You may be issued traffic tickets for two kinds of driving violations: moving violations and non-moving violations. Speeding, failure to comply with traffic signals or signs and making illegal turns are examples of moving violations. Illegally parking your car is an example of a nonmoving violation.
Many people have received a traffic ticket for a moving violation. Consider these scenarios:
On your approach to a stop sign, you look left, right and straight ahead. Seeing no other cars, you think, “I’ve checked out every direction and there’s no traffic. I can cruise through this stop sign at 5 or 10 mph. I’ll save my break pads.” So you do. The only problem is, a short way down one of the streets is policeman on a motorbike. He promptly pulls you over, and gives you a ticket.

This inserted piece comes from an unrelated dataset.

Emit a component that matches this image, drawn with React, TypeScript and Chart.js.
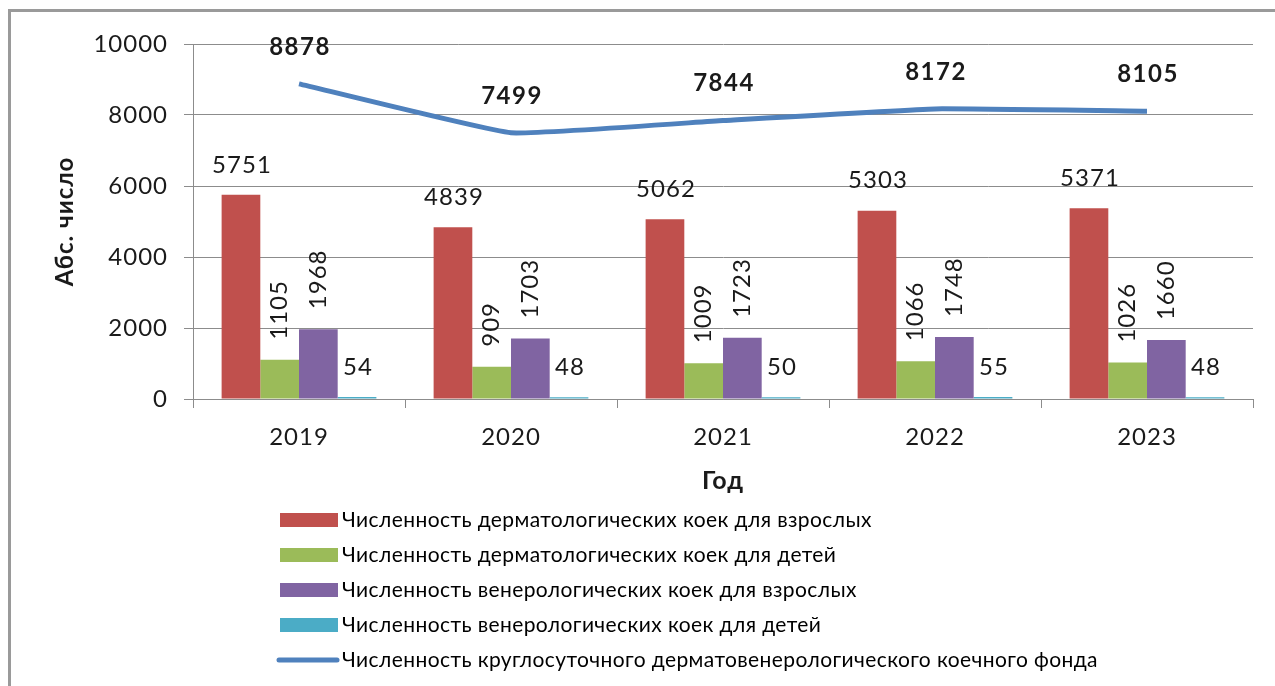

Do you know an area of town where it takes forever for the light to turn green, resulting in a backlog of traffic? Perhaps it’s worst during rush hour, when you can end up waiting through one or two cycles of the light before finally being able to drive through. Under such circumstances, it’s tempting to keep on moving as you approach the intersection and the light turns yellow. Even if the light turns red, you’re sure you’ll be able to get across without a problem. However, if the intersection is one of an increasing number that feature traffic cameras taking pictures of drivers, then you may receive a packet in the mail one day, containing photo of you running a red light – as well as a traffic ticket.
Trying to get to work on time, you exceed the speed limit while attempting to get past another car so that you can change lanes and exit the freeway. The officer who pulls you over doesn’t sympathize with your explanation and you find yourself arriving at work even later than you feared – and with a $300 ticket to boot.
In a number of states, receiving a traffic ticket for any one of these moving violations may mean that you’ll be doing some time in traffic school.